STATED GOAL:
Would you transcribe the whole listing exactly, minus its pictures?

◆ ◆ ◆ ◆ ◆

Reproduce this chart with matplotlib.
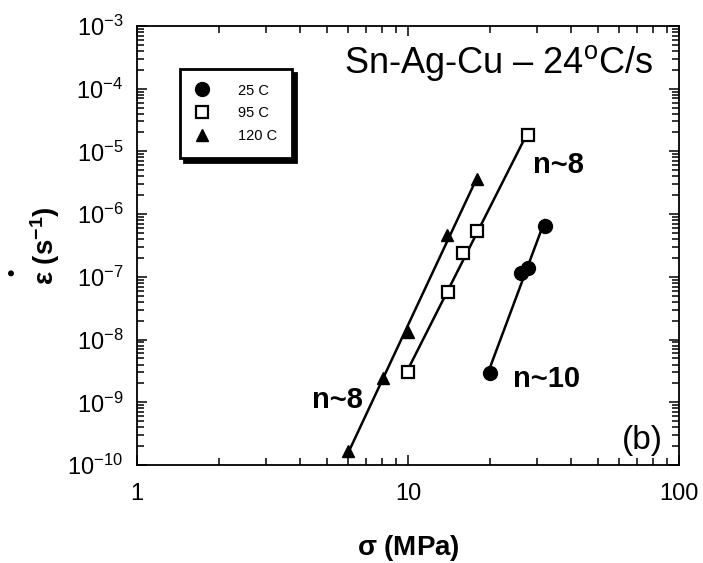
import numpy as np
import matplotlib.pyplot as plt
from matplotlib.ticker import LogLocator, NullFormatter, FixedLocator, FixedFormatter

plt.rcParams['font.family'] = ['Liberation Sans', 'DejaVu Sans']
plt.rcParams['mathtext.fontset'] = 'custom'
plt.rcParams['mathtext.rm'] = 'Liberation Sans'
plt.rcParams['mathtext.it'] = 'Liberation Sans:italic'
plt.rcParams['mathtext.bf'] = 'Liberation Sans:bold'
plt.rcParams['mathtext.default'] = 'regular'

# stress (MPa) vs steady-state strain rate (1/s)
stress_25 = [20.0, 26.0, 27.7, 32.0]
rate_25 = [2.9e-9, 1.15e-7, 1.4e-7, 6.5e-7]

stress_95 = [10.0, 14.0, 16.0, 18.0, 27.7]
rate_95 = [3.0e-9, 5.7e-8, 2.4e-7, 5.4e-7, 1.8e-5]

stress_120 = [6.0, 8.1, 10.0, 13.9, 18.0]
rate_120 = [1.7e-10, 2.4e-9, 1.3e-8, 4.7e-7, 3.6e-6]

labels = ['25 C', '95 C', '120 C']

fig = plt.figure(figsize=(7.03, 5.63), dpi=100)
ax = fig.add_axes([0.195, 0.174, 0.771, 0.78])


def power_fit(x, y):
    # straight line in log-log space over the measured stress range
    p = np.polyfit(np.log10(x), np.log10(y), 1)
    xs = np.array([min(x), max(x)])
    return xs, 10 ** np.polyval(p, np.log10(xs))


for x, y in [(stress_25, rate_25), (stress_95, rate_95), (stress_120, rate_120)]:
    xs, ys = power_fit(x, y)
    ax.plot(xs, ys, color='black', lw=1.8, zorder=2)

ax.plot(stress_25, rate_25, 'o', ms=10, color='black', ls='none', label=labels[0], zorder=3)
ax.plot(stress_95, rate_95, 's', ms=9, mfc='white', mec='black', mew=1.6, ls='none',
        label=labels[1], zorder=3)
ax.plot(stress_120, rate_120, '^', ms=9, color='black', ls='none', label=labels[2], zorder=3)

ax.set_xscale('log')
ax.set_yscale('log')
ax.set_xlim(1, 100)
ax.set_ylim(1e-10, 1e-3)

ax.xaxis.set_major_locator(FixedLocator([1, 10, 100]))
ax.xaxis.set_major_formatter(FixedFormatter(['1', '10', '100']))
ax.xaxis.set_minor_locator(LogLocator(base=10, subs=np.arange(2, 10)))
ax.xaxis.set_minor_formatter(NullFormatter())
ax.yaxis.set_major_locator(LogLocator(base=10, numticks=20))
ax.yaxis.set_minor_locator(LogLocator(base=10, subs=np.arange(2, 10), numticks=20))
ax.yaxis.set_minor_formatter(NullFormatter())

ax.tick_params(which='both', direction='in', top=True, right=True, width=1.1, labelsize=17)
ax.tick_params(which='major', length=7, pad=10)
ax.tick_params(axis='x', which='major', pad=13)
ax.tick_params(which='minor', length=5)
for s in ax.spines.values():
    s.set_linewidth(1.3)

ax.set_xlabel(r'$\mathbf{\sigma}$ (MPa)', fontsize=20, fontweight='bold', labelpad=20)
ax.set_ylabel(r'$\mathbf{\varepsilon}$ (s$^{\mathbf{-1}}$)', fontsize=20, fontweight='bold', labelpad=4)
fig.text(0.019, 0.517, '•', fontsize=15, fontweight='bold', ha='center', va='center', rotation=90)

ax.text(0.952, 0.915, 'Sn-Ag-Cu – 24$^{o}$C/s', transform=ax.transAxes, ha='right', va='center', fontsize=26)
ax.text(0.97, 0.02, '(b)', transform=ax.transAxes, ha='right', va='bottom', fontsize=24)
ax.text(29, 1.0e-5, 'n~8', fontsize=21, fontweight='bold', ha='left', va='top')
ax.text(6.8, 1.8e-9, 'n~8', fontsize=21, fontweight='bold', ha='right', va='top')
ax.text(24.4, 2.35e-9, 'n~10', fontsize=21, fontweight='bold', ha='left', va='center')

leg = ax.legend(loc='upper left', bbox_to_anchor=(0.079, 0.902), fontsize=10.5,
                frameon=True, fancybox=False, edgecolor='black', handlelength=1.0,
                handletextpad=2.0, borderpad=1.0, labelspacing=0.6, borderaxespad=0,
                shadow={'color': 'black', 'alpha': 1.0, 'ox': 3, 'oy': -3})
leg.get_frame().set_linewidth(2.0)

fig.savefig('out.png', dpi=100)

◆ ◆ ◆ ◆ ◆

THE RESPONSE:
Reproduce this chart with matplotlib.
import numpy as np
import matplotlib.pyplot as plt
from matplotlib.ticker import LogLocator, NullFormatter, FixedLocator, FixedFormatter

plt.rcParams['font.family'] = ['Liberation Sans', 'DejaVu Sans']
plt.rcParams['mathtext.fontset'] = 'custom'
plt.rcParams['mathtext.rm'] = 'Liberation Sans'
plt.rcParams['mathtext.it'] = 'Liberation Sans:italic'
plt.rcParams['mathtext.bf'] = 'Liberation Sans:bold'
plt.rcParams['mathtext.default'] = 'regular'

# stress (MPa) vs steady-state strain rate (1/s)
stress_25 = [20.0, 26.0, 27.7, 32.0]
rate_25 = [2.9e-9, 1.15e-7, 1.4e-7, 6.5e-7]

stress_95 = [10.0, 14.0, 16.0, 18.0, 27.7]
rate_95 = [3.0e-9, 5.7e-8, 2.4e-7, 5.4e-7, 1.8e-5]

stress_120 = [6.0, 8.1, 10.0, 13.9, 18.0]
rate_120 = [1.7e-10, 2.4e-9, 1.3e-8, 4.7e-7, 3.6e-6]

labels = ['25 C', '95 C', '120 C']

fig = plt.figure(figsize=(7.03, 5.63), dpi=100)
ax = fig.add_axes([0.195, 0.174, 0.771, 0.78])


def power_fit(x, y):
    # straight line in log-log space over the measured stress range
    p = np.polyfit(np.log10(x), np.log10(y), 1)
    xs = np.array([min(x), max(x)])
    return xs, 10 ** np.polyval(p, np.log10(xs))


for x, y in [(stress_25, rate_25), (stress_95, rate_95), (stress_120, rate_120)]:
    xs, ys = power_fit(x, y)
    ax.plot(xs, ys, color='black', lw=1.8, zorder=2)

ax.plot(stress_25, rate_25, 'o', ms=10, color='black', ls='none', label=labels[0], zorder=3)
ax.plot(stress_95, rate_95, 's', ms=9, mfc='white', mec='black', mew=1.6, ls='none',
        label=labels[1], zorder=3)
ax.plot(stress_120, rate_120, '^', ms=9, color='black', ls='none', label=labels[2], zorder=3)

ax.set_xscale('log')
ax.set_yscale('log')
ax.set_xlim(1, 100)
ax.set_ylim(1e-10, 1e-3)

ax.xaxis.set_major_locator(FixedLocator([1, 10, 100]))
ax.xaxis.set_major_formatter(FixedFormatter(['1', '10', '100']))
ax.xaxis.set_minor_locator(LogLocator(base=10, subs=np.arange(2, 10)))
ax.xaxis.set_minor_formatter(NullFormatter())
ax.yaxis.set_major_locator(LogLocator(base=10, numticks=20))
ax.yaxis.set_minor_locator(LogLocator(base=10, subs=np.arange(2, 10), numticks=20))
ax.yaxis.set_minor_formatter(NullFormatter())

ax.tick_params(which='both', direction='in', top=True, right=True, width=1.1, labelsize=17)
ax.tick_params(which='major', length=7, pad=10)
ax.tick_params(axis='x', which='major', pad=13)
ax.tick_params(which='minor', length=5)
for s in ax.spines.values():
    s.set_linewidth(1.3)

ax.set_xlabel(r'$\mathbf{\sigma}$ (MPa)', fontsize=20, fontweight='bold', labelpad=20)
ax.set_ylabel(r'$\mathbf{\varepsilon}$ (s$^{\mathbf{-1}}$)', fontsize=20, fontweight='bold', labelpad=4)
fig.text(0.019, 0.517, '•', fontsize=15, fontweight='bold', ha='center', va='center', rotation=90)

ax.text(0.952, 0.915, 'Sn-Ag-Cu – 24$^{o}$C/s', transform=ax.transAxes, ha='right', va='center', fontsize=26)
ax.text(0.97, 0.02, '(b)', transform=ax.transAxes, ha='right', va='bottom', fontsize=24)
ax.text(29, 1.0e-5, 'n~8', fontsize=21, fontweight='bold', ha='left', va='top')
ax.text(6.8, 1.8e-9, 'n~8', fontsize=21, fontweight='bold', ha='right', va='top')
ax.text(24.4, 2.35e-9, 'n~10', fontsize=21, fontweight='bold', ha='left', va='center')

leg = ax.legend(loc='upper left', bbox_to_anchor=(0.079, 0.902), fontsize=10.5,
                frameon=True, fancybox=False, edgecolor='black', handlelength=1.0,
                handletextpad=2.0, borderpad=1.0, labelspacing=0.6, borderaxespad=0,
                shadow={'color': 'black', 'alpha': 1.0, 'ox': 3, 'oy': -3})
leg.get_frame().set_linewidth(2.0)

fig.savefig('out.png', dpi=100)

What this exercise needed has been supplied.